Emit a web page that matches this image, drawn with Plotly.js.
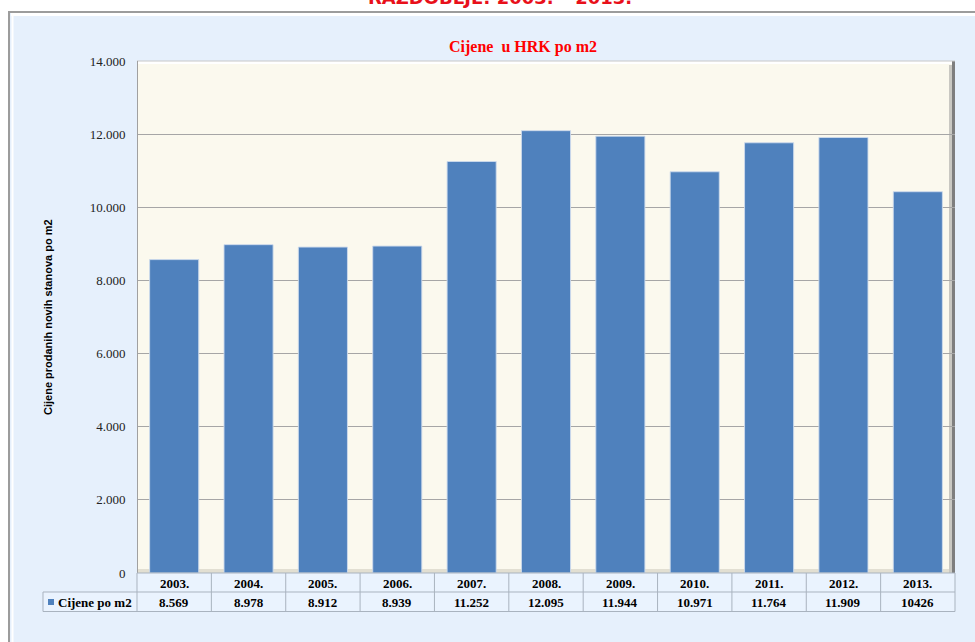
<!DOCTYPE html>
<html>
<head>
<meta charset="utf-8">
<script src="https://cdn.plot.ly/plotly-3.0.1.min.js"></script>
<style>html,body{margin:0;padding:0;background:#fff;}#chart{width:975px;height:642px;}</style>
</head>
<body>
<div id="chart"></div>
<script>
// ---- data ----
const years = ['2003.', '2004.', '2005.', '2006.', '2007.', '2008.', '2009.', '2010.', '2011.', '2012.', '2013.'];
const prices = [8569, 8978, 8912, 8939, 11252, 12095, 11944, 10971, 11764, 11909, 10426];
const priceLabels = ['8.569', '8.978', '8.912', '8.939', '11.252', '12.095', '11.944', '10.971', '11.764', '11.909', '10426'];
const yTickVals = [0, 2000, 4000, 6000, 8000, 10000, 12000, 14000];
const yTickText = ['0', '2.000', '4.000', '6.000', '8.000', '10.000', '12.000', '14.000'];
const seriesName = 'Cijene po m2';
const chartTitle = 'Cijene  u HRK po m2';
const yTitle = 'Cijene prodanih novih stanova po m2';
const topTitle = 'RAZDOBLJE: 2003. \u2013 2013.';

// ---- layout geometry (pixels of the 975x642 page) ----
const W = 975, H = 642;
const L = 137, R = 955, T = 61, B = 573;
const pw = R - L, ph = B - T;
const px = p => (p - L) / pw;      // page x -> paper x
const py = p => (B - p) / ph;      // page y -> paper y

const serif = 'Liberation Serif, Times New Roman, serif';
const gridCol = '#A6A6A6';
const tableCol = '#A9B3BF';
const cellFont = {family: serif, size: 13, color: '#000', weight: 'bold'};

const shapes = [];
// light-blue panel with grey frame
shapes.push({type: 'rect', xref: 'paper', yref: 'paper', layer: 'below',
  x0: px(9), x1: px(990), y0: py(12), y1: py(660),
  fillcolor: '#E6F0FC', line: {color: '#9C9C9C', width: 2}});
shapes.push({type: 'line', xref: 'paper', yref: 'paper', layer: 'below',
  x0: px(11), x1: px(990), y0: py(14.5), y1: py(14.5), line: {color: '#FFFFFF', width: 3}});
shapes.push({type: 'line', xref: 'paper', yref: 'paper', layer: 'below',
  x0: px(12.5), x1: px(12.5), y0: py(14), y1: py(660), line: {color: '#FFFFFF', width: 2}});
// table cells (slightly lighter blue)
shapes.push({type: 'rect', xref: 'paper', yref: 'paper', layer: 'below',
  x0: 0, x1: 1, y0: py(612), y1: py(B), fillcolor: '#EAF3FE', line: {width: 0}});
shapes.push({type: 'rect', xref: 'paper', yref: 'paper', layer: 'below',
  x0: px(43), x1: 0, y0: py(612), y1: py(592), fillcolor: '#EAF3FE', line: {width: 0}});
// plot area (cream) with 3-D edges
shapes.push({type: 'rect', xref: 'paper', yref: 'paper', layer: 'below',
  x0: 0, x1: 1, y0: 0, y1: 1, fillcolor: '#FBF9EE', line: {width: 0}});
shapes.push({type: 'rect', xref: 'paper', yref: 'paper', layer: 'below',
  x0: px(L), x1: px(R), y0: py(B), y1: py(B - 4), fillcolor: '#E2DFD2', line: {width: 0}});
shapes.push({type: 'rect', xref: 'paper', yref: 'paper', layer: 'below',
  x0: px(R - 6), x1: px(R - 3), y0: py(B), y1: py(T + 4), fillcolor: '#C9C8C2', line: {width: 0}});
shapes.push({type: 'rect', xref: 'paper', yref: 'paper', layer: 'below',
  x0: px(R - 3), x1: px(R), y0: py(B), y1: py(T), fillcolor: '#7E7E7E', line: {width: 0}});
shapes.push({type: 'line', xref: 'paper', yref: 'paper', layer: 'below',
  x0: 0, x1: px(R - 3), y0: py(T + 1.5), y1: py(T + 1.5), line: {color: '#FFFFFF', width: 3}});
shapes.push({type: 'line', xref: 'paper', yref: 'paper', layer: 'below',
  x0: 0, x1: 1, y0: py(T), y1: py(T), line: {color: '#C8C8C8', width: 1}});
shapes.push({type: 'line', xref: 'paper', yref: 'paper', layer: 'above',
  x0: px(L + 0.5), x1: px(L + 0.5), y0: py(B), y1: py(T), line: {color: '#A0A0A0', width: 1}});
// data table grid
const rowMid = py(592), rowBot = py(611.5);
[py(B), rowMid, rowBot].forEach((yy, i) => {
  shapes.push({type: 'line', xref: 'paper', yref: 'paper', layer: 'above',
    x0: i === 0 ? 0 : px(43), x1: 1, y0: yy, y1: yy, line: {color: tableCol, width: 1}});
});
shapes.push({type: 'line', xref: 'paper', yref: 'paper', layer: 'above',
  x0: px(43), x1: px(43), y0: rowMid, y1: rowBot, line: {color: tableCol, width: 1}});
shapes.push({type: 'line', xref: 'paper', yref: 'paper', layer: 'above',
  x0: 0, x1: 0, y0: 0, y1: rowBot, line: {color: tableCol, width: 1}});
shapes.push({type: 'line', xref: 'paper', yref: 'paper', layer: 'above',
  x0: 1, x1: 1, y0: 0, y1: rowBot, line: {color: tableCol, width: 1}});
for (let i = 0; i < years.length - 1; i++) {
  shapes.push({type: 'line', xref: 'x', yref: 'paper', layer: 'above',
    x0: i + 0.5, x1: i + 0.5, y0: 0, y1: rowBot, line: {color: tableCol, width: 1}});
}
// legend key square
shapes.push({type: 'rect', xref: 'paper', yref: 'paper', layer: 'above',
  x0: px(48), x1: px(54), y0: py(605), y1: py(599), fillcolor: '#4F81BD', line: {width: 0}});

const annotations = [];
// data table: year row and value row
years.forEach((yr, i) => {
  annotations.push({xref: 'x', yref: 'paper', x: i, y: py(583), yanchor: 'middle',
    text: yr, showarrow: false, font: cellFont});
  annotations.push({xref: 'x', yref: 'paper', x: i, y: py(602), yanchor: 'middle',
    text: priceLabels[i], showarrow: false, font: cellFont});
});
annotations.push({xref: 'paper', yref: 'paper', x: px(56), y: py(602), xanchor: 'left', yanchor: 'middle',
  text: seriesName, showarrow: false, font: cellFont});
// y axis title
annotations.push({xref: 'paper', yref: 'paper', x: px(48), y: py(317), xanchor: 'center', yanchor: 'middle',
  textangle: -90, text: yTitle, showarrow: false,
  font: {family: 'Liberation Sans Narrow, Arial Narrow, Liberation Sans, sans-serif', size: 11, color: '#000', weight: 'bold'}});
// cut-off page heading at the very top
annotations.push({xref: 'paper', yref: 'paper', x: px(500), y: py(10), xanchor: 'center', yanchor: 'bottom',
  text: topTitle, showarrow: false,
  font: {family: 'DejaVu Sans, Verdana, sans-serif', size: 18, color: '#E8101A', weight: 'bold'}});

const trace = {
  type: 'bar', x: years, y: prices, name: seriesName,
  marker: {color: '#4F81BD', line: {color: 'rgba(205,218,236,0.9)', width: 1}},
  width: 0.66, showlegend: false, hoverinfo: 'x+y'
};

const layout = {
  width: W, height: H,
  margin: {l: L, r: W - R, t: T, b: H - B, pad: 0},
  paper_bgcolor: '#FFFFFF', plot_bgcolor: '#FBF9EE',
  showlegend: false,
  title: {text: chartTitle, xref: 'paper', x: px(523), xanchor: 'center',
    yref: 'container', y: 1 - 46.5 / H, yanchor: 'middle',
    font: {family: serif, size: 16, color: '#FF0000', weight: 'bold'}},
  xaxis: {type: 'category', range: [-0.5, years.length - 0.5], showgrid: false, zeroline: false,
    showline: false, showticklabels: false, ticks: '', fixedrange: true},
  yaxis: {range: [0, 14000], tickvals: yTickVals, ticktext: yTickText, showgrid: true,
    gridcolor: gridCol, gridwidth: 1, zeroline: false, showline: false,
    ticks: 'outside', ticklen: 8, tickcolor: 'rgba(0,0,0,0)',
    tickfont: {family: serif, size: 13, color: '#222'}, fixedrange: true},
  shapes: shapes, annotations: annotations
};

Plotly.newPlot('chart', [trace], layout, {displayModeBar: false, staticPlot: true});
</script>
</body>
</html>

YOUR INSTRUCTIONS. Write out the lines from the start of the material to the line with "const py = p", inclusive and exactly. Skip the pictures.

WORKED SOLUTION.
Emit a web page that matches this image, drawn with Plotly.js.
<!DOCTYPE html>
<html>
<head>
<meta charset="utf-8">
<script src="https://cdn.plot.ly/plotly-3.0.1.min.js"></script>
<style>html,body{margin:0;padding:0;background:#fff;}#chart{width:975px;height:642px;}</style>
</head>
<body>
<div id="chart"></div>
<script>
// ---- data ----
const years = ['2003.', '2004.', '2005.', '2006.', '2007.', '2008.', '2009.', '2010.', '2011.', '2012.', '2013.'];
const prices = [8569, 8978, 8912, 8939, 11252, 12095, 11944, 10971, 11764, 11909, 10426];
const priceLabels = ['8.569', '8.978', '8.912', '8.939', '11.252', '12.095', '11.944', '10.971', '11.764', '11.909', '10426'];
const yTickVals = [0, 2000, 4000, 6000, 8000, 10000, 12000, 14000];
const yTickText = ['0', '2.000', '4.000', '6.000', '8.000', '10.000', '12.000', '14.000'];
const seriesName = 'Cijene po m2';
const chartTitle = 'Cijene  u HRK po m2';
const yTitle = 'Cijene prodanih novih stanova po m2';
const topTitle = 'RAZDOBLJE: 2003. \u2013 2013.';

// ---- layout geometry (pixels of the 975x642 page) ----
const W = 975, H = 642;
const L = 137, R = 955, T = 61, B = 573;
const pw = R - L, ph = B - T;
const px = p => (p - L) / pw;      // page x -> paper x
const py = p => (B - p) / ph;      // page y -> paper y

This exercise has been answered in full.